- _TASK TO COMPLETE_: Copy each line of the records that holds the string "this".
# # #
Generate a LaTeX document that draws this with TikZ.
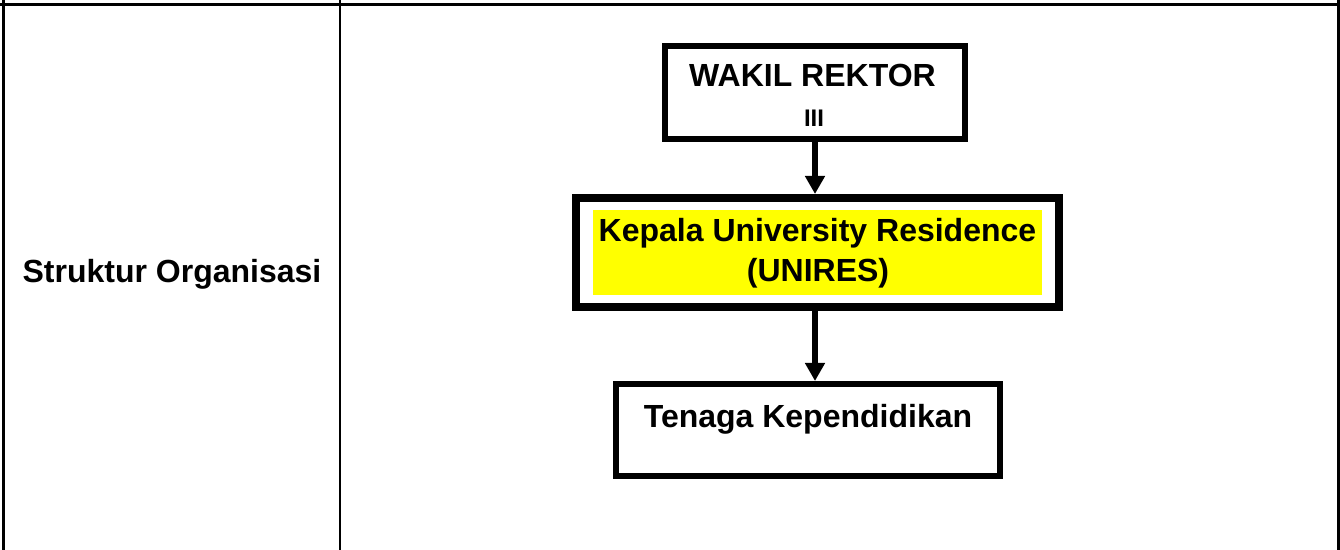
\documentclass[tikz,border=0pt]{standalone}
\usepackage{fontspec}
\setmainfont{Liberation Sans}
\usetikzlibrary{arrows.meta}
\definecolor{hl}{HTML}{FFFF00}
\begin{document}
\begin{tikzpicture}[x=0.5pt,y=-0.5pt,
  grid/.style={line width=1.25pt,black},
  orgbox/.style={draw=black,rectangle,inner sep=0pt,fill=white},
  txt/.style={inner sep=0pt,anchor=base,font=\fontsize{16}{20}\selectfont\bfseries},
  smalltxt/.style={inner sep=0pt,anchor=base,font=\fontsize{12}{14}\selectfont\bfseries},
  conn/.style={line width=3pt,-{Triangle[width=9.5pt,length=9pt]}}]
\useasboundingbox (0,0) rectangle (1340,550);
% table lines
\draw[grid] (0,4.5) -- (1340,4.5);
\draw[grid] (3.7,0) -- (3.7,550);
\draw[grid] (340,0) -- (340,550);
\draw[grid] (1338.5,0) -- (1338.5,550);
% left cell label
\node[txt] (lbl) at (172,283) {Struktur Organisasi};
% boxes
\node[orgbox,line width=3pt,minimum width=150pt,minimum height=46.5pt] (b1) at (815,92.5) {};
\node[orgbox,line width=4pt,minimum width=241.5pt,minimum height=54.5pt] (b2) at (817.5,252.5) {};
\node[rectangle,fill=hl,inner sep=0pt,minimum width=224.5pt,minimum height=42.5pt] (hl2) at (817.5,252.5) {};
\node[orgbox,line width=3pt,minimum width=192pt,minimum height=46pt] (b3) at (808,430) {};
% texts
\node[txt] (t1a) at (812.5,87) {WAKIL REKTOR};
\node[smalltxt] (t1b) at (814,127) {III};
\node[txt] (t2a) at (817.5,242) {Kepala University Residence};
\node[txt] (t2b) at (818,282) {(UNIRES)};
\node[txt] (t3) at (808,428) {Tenaga Kependidikan};
% connectors
\draw[conn] (b1.south) -- (b1.south |- b2.north);
\draw[conn] (b1.south |- b2.south) -- (b1.south |- b3.north);
\end{tikzpicture}
\end{document}
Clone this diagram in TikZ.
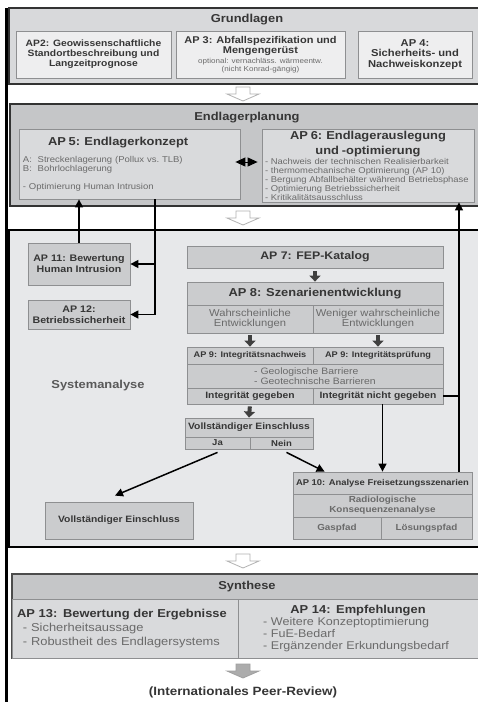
\documentclass[tikz,border=0pt]{standalone}
\usepackage{fontspec}
\setmainfont{Liberation Sans}[FakeStretch=1.12]
\usetikzlibrary{arrows.meta,calc}

\definecolor{grundfill}{HTML}{D8D9DB}
\definecolor{grundbox}{HTML}{EEEEEF}
\definecolor{planfill}{HTML}{C5C6C8}
\definecolor{planbox}{HTML}{D9DADC}
\definecolor{sysfill}{HTML}{E7E8EA}
\definecolor{sysbox}{HTML}{CBCCCE}
\definecolor{synband}{HTML}{C5C6C8}
\definecolor{synbox}{HTML}{D9DADC}
\definecolor{rim}{HTML}{8E8F91}
\definecolor{ink}{HTML}{363636}
\definecolor{softink}{HTML}{6A6A6A}

\newcommand\fsz[2]{\fontsize{#1}{#2}\selectfont}

\tikzset{
  section/.style={draw=black!80, line width=1.4pt, inner sep=0pt},
  sectitle/.style={font=\bfseries\fsz{11.5}{13}, text=ink},
  cell/.style={draw=rim, line width=0.8pt, fill=sysbox, inner sep=0pt, align=center, text=ink},
  conn/.style={line width=1.5pt, -{Triangle[width=8pt,length=8pt]}},
  fat/.style={draw=black!75, line width=4pt, -{Triangle[width=11pt,length=6pt]}},
  sectionarrow/.pic={\path[pic actions] (-7,0) -- (7,0) -- (7,7) -- (16,7) -- (0,14) -- (-16,7) -- (-7,7) -- cycle;}
}

\begin{document}
\begin{tikzpicture}[x=1pt, y=-1pt]
  \clip (0,0) rectangle (478,702);
  \fill[white] (0,0) rectangle (478,702);

  % Grundlagen
  \node[section, fill=grundfill, minimum width=477pt, minimum height=76pt] (grund) at (247.5,46) {};
  \node[sectitle] (grundtitle) at (247,20) {Grundlagen};
  \node[cell, fill=grundbox, minimum width=155pt, minimum height=47pt, font=\bfseries\fsz{9.2}{10}] (ap2) at (93.5,54.5)
    {AP2: Geowissenschaftliche\\Standortbeschreibung und\\Langzeitprognose};
  \node[cell, fill=grundbox, minimum width=169pt, minimum height=47pt, font=\bfseries\fsz{9.8}{10.5}] (ap3) at (260.5,54.5)
    {AP 3: Abfallspezifikation und\\Mengengerüst\\[-1pt]{\mdseries\fsz{7.2}{8}\color{softink}optional: vernachläss. wärmeentw.}\\[-2.5pt]{\mdseries\fsz{7.2}{8}\color{softink}(nicht Konrad-gängig)}};
  \node[cell, fill=grundbox, minimum width=114pt, minimum height=47pt, font=\bfseries\fsz{10}{10.2}] (ap4) at (415,54.5)
    {AP 4:\\Sicherheits- und\\Nachweiskonzept};

  \pic[draw=gray!60, fill=white, line width=0.8pt] at (243,87) {sectionarrow};

  % Endlagerplanung
  \node[section, fill=planfill, minimum width=476pt, minimum height=102pt, line width=1.8pt] (plan) at (248,155) {};
  \node[sectitle] (plantitle) at (247,118) {Endlagerplanung};
  \node[cell, fill=planbox, minimum width=221pt, minimum height=70pt, text width=213pt, align=left, font=\fsz{8.5}{9}, text=softink] (ap5) at (129.5,164)
    {\hspace*{25pt}{\bfseries\fsz{11.5}{13}\color{ink}AP 5: Endlagerkonzept}\\[8pt]
     A:\ \ Streckenlagerung (Pollux vs.\ TLB)\\
     B:\ \ Bohrlochlagerung\\[9pt]
     - Optimierung Human Intrusion};
  \node[cell, fill=planbox, minimum width=212pt, minimum height=73pt, text width=206pt, align=left, font=\fsz{8.4}{9}, text=softink] (ap6) at (368,165.5)
    {\makebox[206pt]{\bfseries\fsz{11.5}{12}\color{ink}AP 6: Endlagerauslegung}\\[3pt]
     \makebox[206pt]{\bfseries\fsz{11.5}{12}\color{ink}und -optimierung}\\[1pt]
     - Nachweis der technischen Realisierbarkeit\\
     - thermomechanische Optimierung (AP 10)\\
     - Bergung Abfallbehälter während Betriebsphase\\
     - Optimierung Betriebssicherheit\\
     - Kritikalitätsausschluss};
  \draw[{Triangle[width=9pt,length=10pt]}-{Triangle[width=9pt,length=10pt]}, line width=1pt]
    ([xshift=-5pt,yshift=2pt]ap5.east) -- ([xshift=-4pt,yshift=2pt]ap6.west |- ap5.east);

  \pic[draw=gray!60, fill=white, line width=0.8pt] at (243,211) {sectionarrow};

  % Systemanalyse
  \node[section, fill=sysfill, minimum width=477pt, minimum height=317pt, draw=black, line width=2pt] (sys) at (247.5,388.5) {};
  \node[sectitle, text=black!65] (systitle) at (98,386) {Systemanalyse};

  \node[cell, minimum width=102pt, minimum height=42pt, font=\bfseries\fsz{9.5}{10.5}] (ap11) at (79,264) {AP 11: Bewertung\\Human Intrusion};
  \node[cell, minimum width=102pt, minimum height=29pt, font=\bfseries\fsz{9.5}{10.5}] (ap12) at (79,314.5) {AP 12:\\Betriebssicherheit};

  \node[cell, minimum width=256pt, minimum height=22pt, font=\bfseries\fsz{11}{12}] (ap7) at (315,257) {AP 7: FEP-Katalog};
  \node[cell, minimum width=256pt, minimum height=23pt, font=\bfseries\fsz{11.5}{12}] (ap8) at (315,293.5) {AP 8: Szenarienentwicklung};
  \node[cell, minimum width=126pt, minimum height=28pt, font=\fsz{10}{10.5}, text=softink] (wahr) at (250,319) {Wahrscheinliche\\Entwicklungen};
  \node[cell, minimum width=130pt, minimum height=28pt, font=\fsz{10}{10.5}, text=softink] (wenig) at (378,319) {Weniger wahrscheinliche\\Entwicklungen};
  \node[cell, minimum width=126pt, minimum height=17pt, font=\bfseries\fsz{8.2}{9}] (nachw) at (250,355.5) {AP 9: Integritätsnachweis};
  \node[cell, minimum width=130pt, minimum height=17pt, font=\bfseries\fsz{8.2}{9}] (pruef) at (378,355.5) {AP 9: Integritätsprüfung};
  \node[cell, minimum width=256pt, minimum height=24pt, align=left, font=\fsz{9.3}{10}, text=softink] (barr) at (315,376) {- Geologische Barriere\\- Geotechnische Barrieren};
  \node[cell, minimum width=126pt, minimum height=16pt, font=\bfseries\fsz{9.2}{10}] (gegeb) at (250,396) {Integrität gegeben};
  \node[cell, minimum width=130pt, minimum height=16pt, font=\bfseries\fsz{9.2}{10}] (nicht) at (378,396) {Integrität nicht gegeben};
  \node[cell, minimum width=128pt, minimum height=19pt, font=\bfseries\fsz{9.2}{10}] (einsch) at (249,427.5) {Vollständiger Einschluss};
  \node[cell, minimum width=65pt, minimum height=12pt, font=\bfseries\fsz{8.5}{9}] (ja) at (217.5,443) {Ja};
  \node[cell, minimum width=63pt, minimum height=12pt, font=\bfseries\fsz{8.5}{9}] (nein) at (281.5,443) {Nein};
  \node[cell, minimum width=148pt, minimum height=37pt, font=\bfseries\fsz{9.2}{10}] (voll) at (119,520.5) {Vollständiger Einschluss};
  \node[cell, minimum width=179pt, minimum height=22pt, font=\bfseries\fsz{8.4}{9}] (ap10) at (382.5,483) {AP 10: Analyse Freisetzungsszenarien};
  \node[cell, minimum width=179pt, minimum height=23pt, font=\bfseries\fsz{8.8}{10}, text=softink] (radio) at (382.5,505.5) {Radiologische\\Konsequenzenanalyse};
  \node[cell, minimum width=88pt, minimum height=22pt, font=\bfseries\fsz{8.8}{10}, text=softink] (gas) at (337,528) {Gaspfad};
  \node[cell, minimum width=91pt, minimum height=22pt, font=\bfseries\fsz{8.8}{10}, text=softink] (loes) at (426.5,528) {Lösungspfad};

  \draw[fat, shorten <=3pt] (ap7.south) -- (ap8.north);
  \draw[fat, shorten <=2pt] (wahr.south) -- (nachw.north);
  \draw[fat, shorten <=2pt] (wenig.south) -- (pruef.north);
  \draw[fat, shorten <=2pt] (gegeb.south) -- (einsch.north);

  \coordinate (fork) at (155,264);
  \coordinate (back) at (459,396);
  \draw[conn] (ap11.north) -- (ap11.north |- ap5.south);
  \draw[conn] (ap5.south -| fork) |- (ap12.east);
  \draw[conn] (fork) -- (ap11.east);
  \draw[conn] (ap10.north -| back) -- (ap6.south -| back);
  \draw[line width=1.5pt] (nicht.east) -- (back);
  \draw[conn] (nicht.south -| ap10.north) -- (ap10.north);
  \draw[conn] ([xshift=5pt,yshift=-3pt]nein.south) -- ([xshift=32pt]ap10.north west);
  \draw[conn] ([yshift=-3pt]ja.south) -- ([xshift=-4pt,yshift=6pt]voll.north);

  \pic[draw=gray!60, fill=white, line width=0.8pt] at (243,554) {sectionarrow};

  % Synthese
  \node[section, fill=synband, minimum width=474pt, minimum height=84pt, line width=1.2pt, draw=black!70] (syn) at (249,616) {};
  \node[sectitle] (syntitle) at (247,587) {Synthese};
  \node[cell, fill=synbox, minimum width=226pt, minimum height=59pt, text width=216pt, align=left, font=\fsz{11.5}{14}, text=softink] (ap13) at (125,628.5)
    {{\bfseries\color{ink}AP 13: Bewertung der Ergebnisse}\\
     \hspace*{6pt}- Sicherheitsaussage\\
     \hspace*{6pt}- Robustheit des Endlagersystems};
  \node[cell, fill=synbox, minimum width=240pt, minimum height=59pt, text width=228pt, align=left, font=\fsz{11.2}{12}, text=softink] (ap14) at (358,628.5)
    {\makebox[228pt]{\bfseries\fsz{11.5}{12}\color{ink}AP 14: Empfehlungen}\\
     \hspace*{19pt}- Weitere Konzeptoptimierung\\
     \hspace*{19pt}- FuE-Bedarf\\
     \hspace*{19pt}- Ergänzender Erkundungsbedarf};

  \pic[draw=gray!75, fill=gray!65, line width=0.8pt] at (243,664) {sectionarrow};
  \node[font=\bfseries\fsz{12}{13}, text=ink] (review) at (243,692.5) {(Internationales Peer-Review)};

  \draw[line width=3pt] (6.5,8) -- (6.5,702);
  %\draw[gray] (0,0) rectangle (478,702);
\end{tikzpicture}
\end{document}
# # #
- _EXERCISE OUTPUT_:
Generate a LaTeX document that draws this with TikZ.
Clone this diagram in TikZ.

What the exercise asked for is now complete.